There will often be multiple obstacles, take on one at a time.
Look What Happened To My Car
We need to crash into these walls not just so we can make better cars (better prepare our projects/ideas) but also so we can go visit the owner of the obstacle and say “Look what happened to my car” and hear their version of what happened. It’s not about blame, but rather understanding. One there’s common understanding we can begin to determine if the obstacle is the right size and how we better let the drivers know where it is so they can anticipate it.
I’ve been consistently amazed when I talk to the groups on either side and find how similar their stories are. Each feels the other doesn’t understand them, has unreasonable requests and ridiculous time lines. “There’s not enough information” “They can’t tell me what information they need” – the list goes on. The reality is, neither side is to blame, often there’s multiple middlemen between the people with the request and the people whose job it is to fufil it.
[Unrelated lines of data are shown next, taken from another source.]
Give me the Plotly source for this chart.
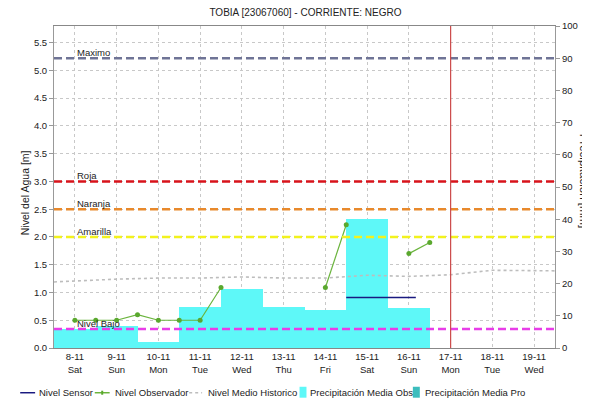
import plotly.graph_objects as go

TITLE = "TOBIA [23067060] - CORRIENTE: NEGRO"
FONT = "Liberation Sans, Arial, sans-serif"

DAYS = ["2014-11-%02d" % d for d in range(8, 20)]
DAY_LABELS = ["8-11<br>Sat", "9-11<br>Sun", "10-11<br>Mon", "11-11<br>Tue", "12-11<br>Wed",
              "13-11<br>Thu", "14-11<br>Fri", "15-11<br>Sat", "16-11<br>Sun", "17-11<br>Mon",
              "18-11<br>Tue", "19-11<br>Wed"]

# precipitacion diaria observada [mm]
PRECIP_DAYS = DAYS[:9]
PRECIP_OBS = [5.9, 6.9, 1.9, 12.8, 18.4, 12.7, 11.7, 40.0, 12.4]

# nivel observador [m] (None = sin dato)
OBS_TIMES = ["2014-11-08 00:00", "2014-11-08 12:00", "2014-11-09 00:00", "2014-11-09 12:00",
             "2014-11-10 00:00", "2014-11-10 12:00", "2014-11-11 00:00", "2014-11-11 12:00",
             "2014-11-12 12:00", "2014-11-14 00:00", "2014-11-14 12:00", "2014-11-15 06:00",
             "2014-11-16 00:00", "2014-11-16 12:00"]
OBS_LEVEL = [0.50, 0.50, 0.50, 0.60, 0.50, 0.50, 0.50, 1.09, None, 1.09, 2.22, None, 1.70, 1.90]

# nivel sensor [m]
SENSOR_TIMES = ["2014-11-14 12:00", "2014-11-15 00:00", "2014-11-15 12:00", "2014-11-16 00:00",
                "2014-11-16 04:00"]
SENSOR_LEVEL = [0.91, 0.91, 0.91, 0.91, 0.91]

# nivel medio historico [m]
HIST_TIMES = ["2014-11-07 12:00"] + DAYS + ["2014-11-19 12:00"]
HIST_LEVEL = [1.19, 1.21, 1.24, 1.26, 1.26, 1.28, 1.26, 1.26, 1.31, 1.29, 1.32, 1.40, 1.39, 1.39]

# umbrales [m]
THRESH_NAMES = ["Maximo", "Roja", "Naranja", "Amarilla", "Nivel Bajo"]
THRESH_VALUES = [5.22, 3.0, 2.5, 2.0, 0.34]
THRESH_COLORS = ["#6F7496", "#D8131B", "#E8892C", "#F2F21E", "#E83DE8"]

NOW = "2014-11-17 00:00"

# la pagina tiene 8px de margen en el body: la figura se dibuja desde (8, 8)
OFF = 8
W, H = 590 - OFF, 404 - OFF
L, R, T, B = 54 - OFF, 32, 24 - OFF, 56


def px(x):
    # x en pixeles de la ventana -> coordenadas paper
    return (x - 54) / 504


def py(y):
    return (348 - y) / 324


fig = go.Figure()

fig.add_trace(go.Bar(x=PRECIP_DAYS, y=PRECIP_OBS, width=86400000, marker_color="#5EF8F8",
                     marker_line_width=0, yaxis="y", name="Precipitación Media Obs"))
fig.add_trace(go.Bar(x=[], y=[], width=86400000, marker_color="#3CBDBD",
                     yaxis="y", name="Precipitación Media Pro"))
fig.add_trace(go.Scatter(x=HIST_TIMES, y=HIST_LEVEL, mode="lines", yaxis="y2",
                         line=dict(color="#BDBDBD", width=1.6, dash="3px,3px"),
                         name="Nivel Medio Historico"))
fig.add_trace(go.Scatter(x=SENSOR_TIMES, y=SENSOR_LEVEL, mode="lines", yaxis="y2",
                         line=dict(color="#1A1A80", width=1.3), name="Nivel Sensor"))
fig.add_trace(go.Scatter(x=OBS_TIMES, y=OBS_LEVEL, mode="lines+markers", yaxis="y2",
                         connectgaps=False, line=dict(color="#6AB43C", width=1.2),
                         marker=dict(size=5, color="#5AA82E"), name="Nivel Observador"))

for name, val, col in zip(THRESH_NAMES, THRESH_VALUES, THRESH_COLORS):
    fig.add_shape(type="line", xref="paper", x0=0, x1=1, yref="y2", y0=val, y1=val,
                  line=dict(color=col, width=2.5, dash="8px,4px"), layer="above")
    fig.add_annotation(x="2014-11-08", xref="x", y=val, yref="y2", text=name, showarrow=False,
                       xanchor="left", yanchor="bottom", yshift=-2,
                       font=dict(size=9.5, color="#222"))

fig.add_shape(type="line", x0=NOW, x1=NOW, xref="x", yref="paper", y0=0, y1=1,
              line=dict(color="#CC4A4A", width=1.2), layer="above")

# leyenda
ly = py(393)
legend_items = [
    ("line", "#1A1A80", 20, 35, 37, "Nivel Sensor"),
    ("marker", "#6AB43C", 95, 110, 113, "Nivel Observador"),
    ("dot", "#BDBDBD", 190, 203, 207, "Nivel Medio Historico"),
    ("box", "#5EF8F8", 301, 308, 310, "Precipitación Media Obs"),
    ("box", "#3CBDBD", 415, 422, 425, "Precipitación Media Pro"),
]
for kind, col, x0, x1, tx, label in legend_items:
    if kind == "box":
        fig.add_shape(type="rect", xref="paper", yref="paper", x0=px(x0), x1=px(x1),
                      y0=py(398), y1=py(387), fillcolor=col, line_width=0)
    else:
        fig.add_shape(type="line", xref="paper", yref="paper", x0=px(x0), x1=px(x1),
                      y0=ly, y1=ly,
                      line=dict(color=col, width=1.5, dash="3px,3px" if kind == "dot" else "solid"))
        if kind == "marker":
            fig.add_shape(type="line", xref="paper", yref="paper", x0=px(101.5), x1=px(103.5),
                          y0=ly, y1=ly, line=dict(color="#5AA82E", width=4))
    fig.add_annotation(x=px(tx), y=ly, xref="paper", yref="paper", text=label, showarrow=False,
                       xanchor="left", yanchor="middle", font=dict(size=9.5, color="#222"))

fig.add_annotation(x=px(25), y=py(192), xref="paper", yref="paper", text="Nivel del Agua [m]",
                   textangle=-90, showarrow=False, xanchor="center", yanchor="middle",
                   font=dict(size=10.5, color="#222"))
fig.add_annotation(x=px(587.5), y=py(180), xref="paper", yref="paper", text="Precipitación [mm]",
                   textangle=90, showarrow=False, xanchor="center", yanchor="middle",
                   font=dict(size=11.5, color="#222"))

fig.update_layout(
    width=W, height=H,
    margin=dict(l=L, r=R, t=T, b=B),
    paper_bgcolor="white", plot_bgcolor="white",
    font=dict(family=FONT, size=9.5, color="#222"),
    title=dict(text=TITLE, x=px(307), xref="paper", xanchor="center",
               y=1 - 4.5 / H, yanchor="middle", font=dict(size=10, color="#222")),
    showlegend=False,
    bargap=0,
    xaxis=dict(type="date", range=["2014-11-07 12:00", "2014-11-19 12:00"],
               tickvals=DAYS, ticktext=DAY_LABELS, tickangle=0,
               showgrid=True, gridcolor="#C8C8C8", griddash="dot", gridwidth=1,
               showline=True, linecolor="#888", mirror=True, ticks="", zeroline=False),
    yaxis=dict(range=[0, 100], side="right", dtick=10, showgrid=False,
               showline=True, linecolor="#999", ticks="outside", ticklen=4, tickcolor="#999",
               zeroline=False),
    yaxis2=dict(range=[0, 5.8], overlaying="y", side="left", dtick=0.5, tickformat=".1f",
                showgrid=True, gridcolor="#C8C8C8", griddash="dot", gridwidth=1,
                showline=True, linecolor="#999", ticks="outside", ticklen=4, tickcolor="#999",
                zeroline=False),
)

fig.write_html("out.html")
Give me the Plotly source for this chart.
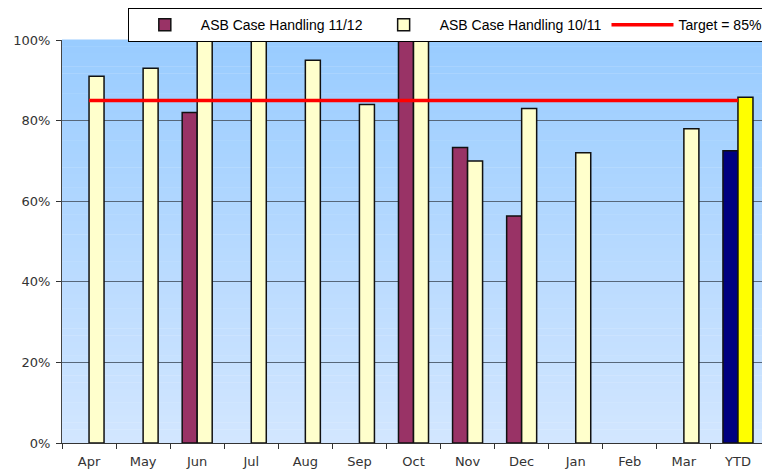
import plotly.graph_objects as go

months = ["Apr", "May", "Jun", "Jul", "Aug", "Sep", "Oct", "Nov", "Dec", "Jan", "Feb", "Mar", "YTD"]
handling_1112 = [None, None, 82, None, None, None, 100, 73.3, 56.3, None, None, None, 72.5]
handling_1011 = [91, 93, 100, 100, 95, 84, 100, 70, 83, 72, None, 78, 85.8]
target = [85] * len(months)

col_1112 = ["#993366"] * (len(months) - 1) + ["#000080"]
col_1011 = ["#FFFFCC"] * (len(months) - 1) + ["#FFFF00"]

fig = go.Figure()
fig.add_trace(go.Bar(x=months, y=handling_1112, name="ASB Case Handling 11/12",
                     marker=dict(color=col_1112, line=dict(color="#111111", width=1.5))))
fig.add_trace(go.Bar(x=months, y=handling_1011, name="ASB Case Handling 10/11",
                     marker=dict(color=col_1011, line=dict(color="#111111", width=1.5))))
fig.add_trace(go.Scatter(x=months, y=target, name="Target = 85%", mode="lines",
                         line=dict(color="#FF0000", width=3.5)))

# gradient background
shapes = []
n = 60
top = (153, 204, 255)
bot = (210, 230, 255)
for i in range(n):
    t = i / (n - 1)
    c = tuple(round(top[k] + (bot[k] - top[k]) * t) for k in range(3))
    shapes.append(dict(type="rect", xref="paper", yref="paper", x0=0, x1=1,
                       y0=1 - (i + 1) / n, y1=1 - i / n + 0.001,
                       fillcolor="rgb(%d,%d,%d)" % c, line=dict(width=0), layer="below"))

# page body has an 8px margin: figure is sized to fill the remaining window
fig.update_layout(
    width=762, height=467,
    margin=dict(l=54, r=5, t=32, b=32, autoexpand=False),
    paper_bgcolor="white", plot_bgcolor="rgba(0,0,0,0)",
    barmode="group", bargap=0.445, bargroupgap=0,
    shapes=shapes,
    showlegend=True,
    legend=dict(orientation="h", x=1.004, xanchor="right", y=1.079, yanchor="top",
                bgcolor="white", bordercolor="#000000", borderwidth=1,
                font=dict(family="Liberation Sans, Arial", size=14, color="#000000"),
                traceorder="normal", itemwidth=62, tracegroupgap=0),
    font=dict(family="DejaVu Sans, Verdana", size=13, color="#333333"),
    xaxis=dict(type="category", tickson="boundaries", ticks="outside", ticklen=5,
               tickcolor="#333333", showline=True, linecolor="#333333", linewidth=1,
               showgrid=False, tickfont=dict(size=13), ticklabelstandoff=6),
    yaxis=dict(range=[0, 100], dtick=20, ticksuffix="%", ticks="outside", ticklen=5,
               tickcolor="#333333", showline=True, linecolor="#444444", linewidth=1,
               mirror=True, showgrid=True, gridcolor="#56677A", gridwidth=1,
               zeroline=False, tickfont=dict(size=13), ticklabelstandoff=3),
)

fig.write_html("out.html")
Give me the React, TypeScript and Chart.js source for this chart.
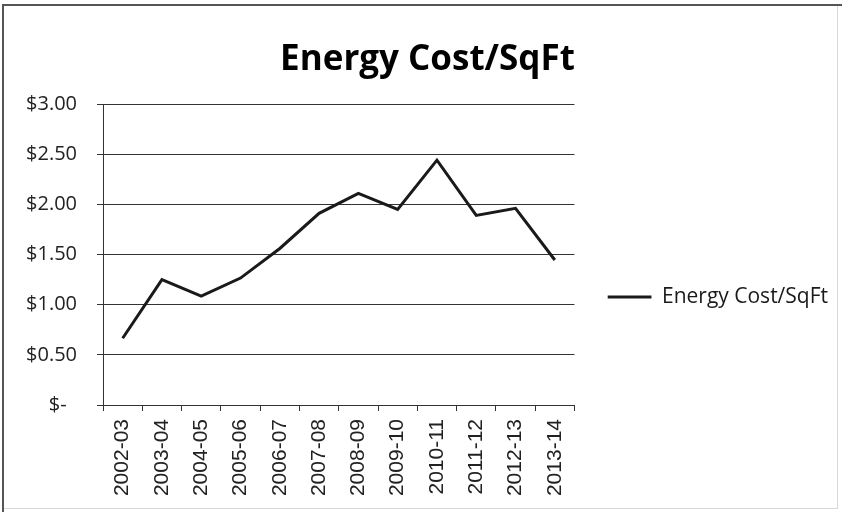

Communicate & Facilitate Change
At the end of the day this is all an exercise in communication. You need to crash a car or two so you can demonstrate that you’ve followed the path and something isn’t working long it and it builds credibility with all involved. The most important thing is to avoid blame, note the wording of “look what happened to my car” versus “look what your boulder did to my car” . The obstacle owners aren’t mischievous punks who put a big rock out to see what happens – they may not even be aware it’s there or that something they’re doing makes it bigger than it needs to be. Everyone is trying to do their own job to the best of the ability but they may have goals or expectations that challenge the others. This process is about helping create awareness about what each participant needs and helping create an environment where those needs are fulfilled.
Sometimes awareness is all that’s needed, other times the solution is more complex but if we don’t follow the path we’ll never gain those insights.